[Seminar on Sept 12] Impact of Interactive Ozone Chemistry on Surface Climate in Paleoclimate and Global-warming Simulations
Date:2019-09-05
Prof. Shigeo Yoden
Kyoto University, Japan
Room 1218, Building 3, IAP
10:00am, Sept 12, 2019
Abstract:
A series of climate simulations of the mid-Holocene (MH; 6 kyr B.P.), the Last Glacial Maximum (LGM; 21 kyr B.P.), and abrupt 4xCO2 experiments were performed with a pair of climate models with interactive or prescribed chemistry of Meteorological Research Institute of Japan Meteorological Agency in order to investigate the impacts of interactive ozone chemistry on surface climate compared with prescribed chemistry simulations.
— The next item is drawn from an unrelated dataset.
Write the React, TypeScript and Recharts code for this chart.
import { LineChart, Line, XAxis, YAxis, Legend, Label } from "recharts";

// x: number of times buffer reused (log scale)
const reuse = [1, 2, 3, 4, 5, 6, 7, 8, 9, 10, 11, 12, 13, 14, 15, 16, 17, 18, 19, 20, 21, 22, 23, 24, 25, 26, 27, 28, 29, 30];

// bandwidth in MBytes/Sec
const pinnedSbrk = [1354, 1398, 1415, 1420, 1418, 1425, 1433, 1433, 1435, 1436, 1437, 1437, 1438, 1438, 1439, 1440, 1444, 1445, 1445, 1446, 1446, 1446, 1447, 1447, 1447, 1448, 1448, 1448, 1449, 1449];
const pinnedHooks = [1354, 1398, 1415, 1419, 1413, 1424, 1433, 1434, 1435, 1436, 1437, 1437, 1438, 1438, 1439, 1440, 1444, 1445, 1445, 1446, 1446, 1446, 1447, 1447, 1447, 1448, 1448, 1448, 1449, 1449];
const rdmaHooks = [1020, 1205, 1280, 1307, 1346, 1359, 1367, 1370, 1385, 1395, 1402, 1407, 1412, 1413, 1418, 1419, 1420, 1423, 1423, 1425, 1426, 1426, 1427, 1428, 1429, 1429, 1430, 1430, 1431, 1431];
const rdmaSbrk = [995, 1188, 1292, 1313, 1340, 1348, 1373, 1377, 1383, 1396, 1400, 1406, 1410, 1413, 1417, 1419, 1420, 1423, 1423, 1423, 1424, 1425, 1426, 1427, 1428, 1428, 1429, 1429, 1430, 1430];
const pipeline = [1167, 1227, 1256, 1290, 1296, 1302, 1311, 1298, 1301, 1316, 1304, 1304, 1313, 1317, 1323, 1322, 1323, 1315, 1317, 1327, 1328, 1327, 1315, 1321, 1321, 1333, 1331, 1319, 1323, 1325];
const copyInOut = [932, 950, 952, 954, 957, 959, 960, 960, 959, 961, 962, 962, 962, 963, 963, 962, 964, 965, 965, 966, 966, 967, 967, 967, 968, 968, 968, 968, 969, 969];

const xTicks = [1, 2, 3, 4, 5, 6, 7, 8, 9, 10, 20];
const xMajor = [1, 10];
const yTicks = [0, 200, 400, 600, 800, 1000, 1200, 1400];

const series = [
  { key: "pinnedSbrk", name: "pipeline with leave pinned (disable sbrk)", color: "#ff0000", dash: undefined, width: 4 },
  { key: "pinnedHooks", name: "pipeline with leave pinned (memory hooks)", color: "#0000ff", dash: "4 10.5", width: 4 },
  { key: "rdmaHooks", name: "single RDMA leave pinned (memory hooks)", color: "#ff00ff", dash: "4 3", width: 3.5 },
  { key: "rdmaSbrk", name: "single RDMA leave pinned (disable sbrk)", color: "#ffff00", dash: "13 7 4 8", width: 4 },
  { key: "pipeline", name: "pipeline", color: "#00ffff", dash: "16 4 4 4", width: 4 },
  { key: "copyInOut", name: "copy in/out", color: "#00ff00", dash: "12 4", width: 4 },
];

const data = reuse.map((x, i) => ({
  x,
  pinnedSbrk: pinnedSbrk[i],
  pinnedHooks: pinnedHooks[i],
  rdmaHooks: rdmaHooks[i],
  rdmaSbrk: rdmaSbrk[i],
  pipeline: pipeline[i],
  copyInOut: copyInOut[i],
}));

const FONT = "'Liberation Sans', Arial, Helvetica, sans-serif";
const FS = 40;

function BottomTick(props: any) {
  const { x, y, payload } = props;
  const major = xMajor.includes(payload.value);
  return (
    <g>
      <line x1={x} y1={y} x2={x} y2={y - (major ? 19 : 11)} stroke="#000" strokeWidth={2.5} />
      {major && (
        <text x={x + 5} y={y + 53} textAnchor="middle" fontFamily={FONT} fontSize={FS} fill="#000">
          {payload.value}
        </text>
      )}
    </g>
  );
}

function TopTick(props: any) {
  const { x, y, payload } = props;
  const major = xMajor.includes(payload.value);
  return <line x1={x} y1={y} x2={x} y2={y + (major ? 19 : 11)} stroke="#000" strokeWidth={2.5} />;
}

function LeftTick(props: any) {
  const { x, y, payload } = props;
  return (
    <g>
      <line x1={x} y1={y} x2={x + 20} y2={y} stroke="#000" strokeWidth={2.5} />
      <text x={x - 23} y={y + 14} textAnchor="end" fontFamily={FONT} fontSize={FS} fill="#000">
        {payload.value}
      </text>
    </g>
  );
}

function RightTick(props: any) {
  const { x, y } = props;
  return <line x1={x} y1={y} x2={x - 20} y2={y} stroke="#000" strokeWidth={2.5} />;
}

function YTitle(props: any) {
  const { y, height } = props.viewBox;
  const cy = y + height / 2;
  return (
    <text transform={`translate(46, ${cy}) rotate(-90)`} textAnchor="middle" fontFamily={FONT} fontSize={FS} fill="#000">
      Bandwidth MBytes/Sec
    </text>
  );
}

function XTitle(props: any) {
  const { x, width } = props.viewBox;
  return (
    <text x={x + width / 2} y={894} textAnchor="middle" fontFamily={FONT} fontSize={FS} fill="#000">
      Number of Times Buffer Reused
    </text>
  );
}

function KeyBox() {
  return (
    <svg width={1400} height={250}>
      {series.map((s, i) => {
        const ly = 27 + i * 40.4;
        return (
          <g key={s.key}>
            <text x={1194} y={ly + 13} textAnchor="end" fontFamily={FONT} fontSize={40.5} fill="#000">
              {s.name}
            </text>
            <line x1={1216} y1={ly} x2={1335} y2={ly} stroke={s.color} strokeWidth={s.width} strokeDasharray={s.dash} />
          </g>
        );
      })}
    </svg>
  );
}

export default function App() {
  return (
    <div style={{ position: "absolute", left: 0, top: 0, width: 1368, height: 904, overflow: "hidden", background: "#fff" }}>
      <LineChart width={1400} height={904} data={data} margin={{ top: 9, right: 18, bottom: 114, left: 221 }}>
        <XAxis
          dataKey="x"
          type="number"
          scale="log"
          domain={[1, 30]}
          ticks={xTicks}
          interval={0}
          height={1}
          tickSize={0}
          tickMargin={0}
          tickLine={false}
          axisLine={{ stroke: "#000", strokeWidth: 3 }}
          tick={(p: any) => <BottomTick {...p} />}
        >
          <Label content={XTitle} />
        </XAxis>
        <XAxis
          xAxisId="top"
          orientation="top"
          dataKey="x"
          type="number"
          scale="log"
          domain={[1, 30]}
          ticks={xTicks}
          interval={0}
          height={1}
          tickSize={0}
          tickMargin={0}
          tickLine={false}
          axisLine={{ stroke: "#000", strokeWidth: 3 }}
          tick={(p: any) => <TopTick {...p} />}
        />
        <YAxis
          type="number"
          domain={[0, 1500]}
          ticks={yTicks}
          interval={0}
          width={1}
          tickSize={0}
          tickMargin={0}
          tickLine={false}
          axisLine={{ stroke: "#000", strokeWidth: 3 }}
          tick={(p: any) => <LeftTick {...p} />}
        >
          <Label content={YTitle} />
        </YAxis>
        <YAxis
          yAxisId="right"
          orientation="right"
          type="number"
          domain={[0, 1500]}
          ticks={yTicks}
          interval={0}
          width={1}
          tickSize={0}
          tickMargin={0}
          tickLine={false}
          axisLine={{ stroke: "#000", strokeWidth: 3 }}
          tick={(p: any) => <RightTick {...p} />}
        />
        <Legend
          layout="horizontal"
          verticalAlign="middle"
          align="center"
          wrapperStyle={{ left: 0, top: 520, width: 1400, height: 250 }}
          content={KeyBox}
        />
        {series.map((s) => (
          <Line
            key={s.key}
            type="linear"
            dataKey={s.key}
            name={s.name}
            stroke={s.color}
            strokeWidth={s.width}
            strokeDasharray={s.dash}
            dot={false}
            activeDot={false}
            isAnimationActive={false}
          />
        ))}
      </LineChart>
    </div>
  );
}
In the MH experiment, the impact of interactive chemistry is significant with the increase of surface air temperature up to +1.7 K in the Antarctic region; whereas in the LGM experiment, including interactive chemistry feedbacks mitigates global cooling with +0.5 K (~20%) in the tropics and up to +1.6 K in high latitudes. Including ozone feedbacks brings our model results closer to the expectation value of geological proxy estimates. Similar impact study for abrupt 4xCO2 experiment were also performed to show the climate sensitivity to ozone chemistry.